[Start Material]

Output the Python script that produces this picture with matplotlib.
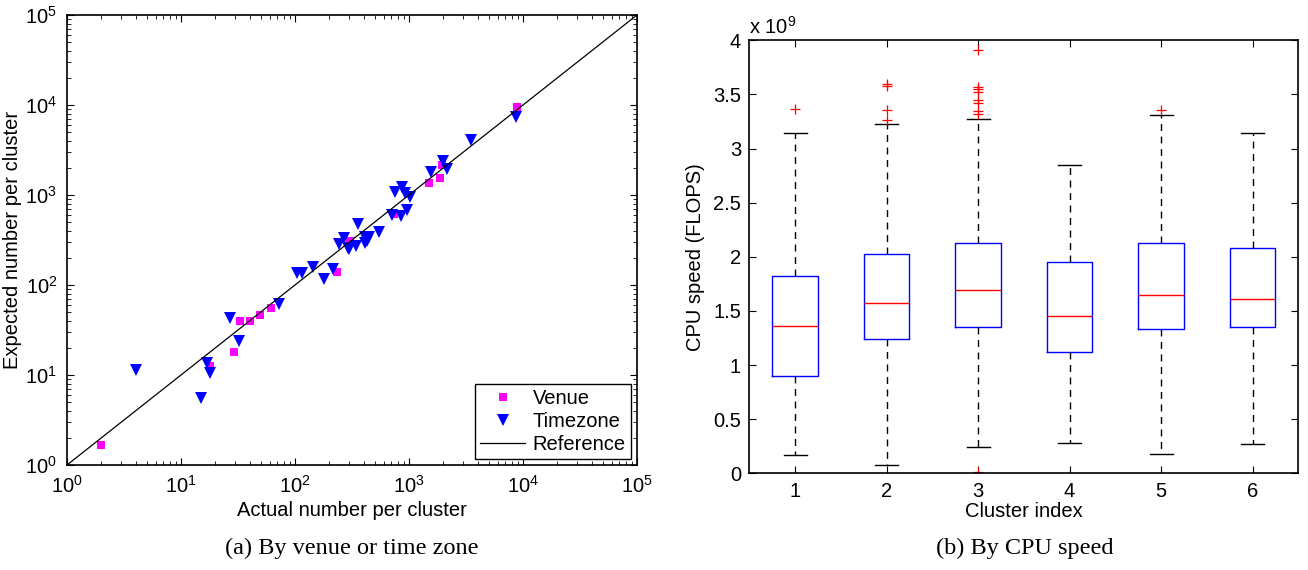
import numpy as np
import matplotlib
matplotlib.use('Agg')
import matplotlib.pyplot as plt
from matplotlib.ticker import FuncFormatter, LogLocator

plt.rcParams['font.family'] = ['Liberation Sans', 'DejaVu Sans']
plt.rcParams['mathtext.default'] = 'regular'
plt.rcParams['font.size'] = 14.5

# (a) cluster sizes: actual vs expected
venue_actual = [2, 18, 29, 33, 40, 49, 62, 232, 305, 425, 733, 1500, 1870, 1950, 8900]
venue_expected = [1.67, 12.5, 18, 40, 40, 47, 55, 138, 310, 360, 620, 1350, 1560, 2150, 9500]
tz_actual = [4, 15, 17, 18, 27, 32, 73, 105, 116, 145, 180, 217, 243, 270, 293, 300,
             340, 355, 410, 411, 430, 448, 550, 708, 850, 970, 750, 870, 930, 1020,
             1550, 2000, 2150, 3500, 8600]
tz_expected = [11.5, 5.5, 13.5, 10.5, 43, 24, 61, 135, 135, 157, 116, 152, 283, 330, 258, 248,
               270, 475, 340, 290, 310, 340, 390, 600, 585, 680, 1070, 1230, 1050, 940,
               1780, 2400, 1930, 4100, 7400]
ref_range = [1, 1e5]

# (b) CPU speed per cluster, in units of 1e9 FLOPS
clusters = [1, 2, 3, 4, 5, 6]
cpu_q1 = [0.90, 1.24, 1.35, 1.12, 1.33, 1.35]
cpu_med = [1.36, 1.57, 1.69, 1.45, 1.65, 1.61]
cpu_q3 = [1.82, 2.03, 2.13, 1.95, 2.13, 2.08]
cpu_lo = [0.17, 0.08, 0.24, 0.28, 0.18, 0.27]
cpu_hi = [3.14, 3.23, 3.27, 2.85, 3.31, 3.14]
cpu_fliers = [[3.37],
              [3.60, 3.58, 3.36, 3.26],
              [3.91, 3.57, 3.55, 3.52, 3.45, 3.42, 3.35, 3.32, 0.01],
              [],
              [3.36],
              []]

fig = plt.figure(figsize=(13.08, 5.70), dpi=100)
ax1 = fig.add_axes([0.0512, 0.1842, 0.4358, 0.7895])
ax2 = fig.add_axes([0.5729, 0.1696, 0.4197, 0.7596])

# left panel
ax1.plot(venue_actual, venue_expected, 's', color='#ff00ff', markersize=6.3,
         markeredgewidth=0, label='Venue')
ax1.plot(tz_actual, tz_expected, 'v', color='#0000ff', markersize=8.5,
         markeredgewidth=0, label='Timezone')
ax1.plot(ref_range, ref_range, '-', color='black', linewidth=0.9, label='Reference')
ax1.set_xscale('log')
ax1.set_yscale('log')
ax1.set_xlim(1, 1e5)
ax1.set_ylim(1, 1e5)
ax1.set_xlabel('Actual number per cluster', labelpad=3)
ax1.set_ylabel('Expected number per cluster', labelpad=2)
for axis in (ax1.xaxis, ax1.yaxis):
    axis.set_major_locator(LogLocator(base=10, numticks=10))
    axis.set_minor_locator(LogLocator(base=10, subs=np.arange(2, 10), numticks=10))
ax1.tick_params(which='both', direction='in', top=True, right=True)
ax1.tick_params(which='major', length=5, pad=7)
ax1.tick_params(which='minor', length=3)
leg = ax1.legend(loc='lower right', fancybox=False, edgecolor='black', framealpha=1,
                 borderaxespad=0.3, handlelength=2.2, labelspacing=0.2,
                 borderpad=0.25, handletextpad=0.4, fontsize=14.5)
leg.get_frame().set_linewidth(1.0)

# right panel
stats = []
for i in range(len(clusters)):
    stats.append(dict(med=cpu_med[i] * 1e9, q1=cpu_q1[i] * 1e9, q3=cpu_q3[i] * 1e9,
                      whislo=cpu_lo[i] * 1e9, whishi=cpu_hi[i] * 1e9,
                      fliers=[f * 1e9 for f in cpu_fliers[i]]))
ax2.bxp(stats, positions=clusters, widths=0.5,
        boxprops=dict(color='#0000ff', linewidth=1.0),
        medianprops=dict(color='#ff0000', linewidth=1.0),
        whiskerprops=dict(color='black', linestyle=(0, (5, 4)), linewidth=1.0),
        capprops=dict(color='black', linewidth=1.0),
        flierprops=dict(marker='+', markeredgecolor='#ff0000', markersize=6.5,
                        markeredgewidth=0.9))
ax2.set_xlim(0.5, 6.5)
ax2.set_ylim(0, 4e9)
ax2.set_xticks(clusters)
ax2.set_xticklabels([str(c) for c in clusters])
ax2.set_yticks(np.arange(0, 4.01e9, 0.5e9))
ax2.yaxis.set_major_formatter(FuncFormatter(lambda v, p: '%g' % (v / 1e9)))
ax2.tick_params(direction='in', top=True, right=True, length=5, pad=6)
ax2.set_xlabel('Cluster index', labelpad=1)
ax2.set_ylabel('CPU speed (FLOPS)', labelpad=6)
ax2.text(0.0, 1.005, r'x 10$^{9}$', transform=ax2.transAxes, ha='left', va='bottom', fontsize=14.5)

for ax in (ax1, ax2):
    for s in ax.spines.values():
        s.set_linewidth(1.2)

fig.text(352 / 1308, 1 - 548 / 570, '(a) By venue or time zone', ha='center', va='center',
         family='Liberation Serif', fontsize=17.5)
fig.text(1025 / 1308, 1 - 548 / 570, '(b) By CPU speed', ha='center', va='center',
         family='Liberation Serif', fontsize=17.5)

fig.savefig('out.png', dpi=100)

[End Material]

» What you have to do: Say how many lines of the data include the word "matplotlib". Respond with the number alone.

» Answer: 5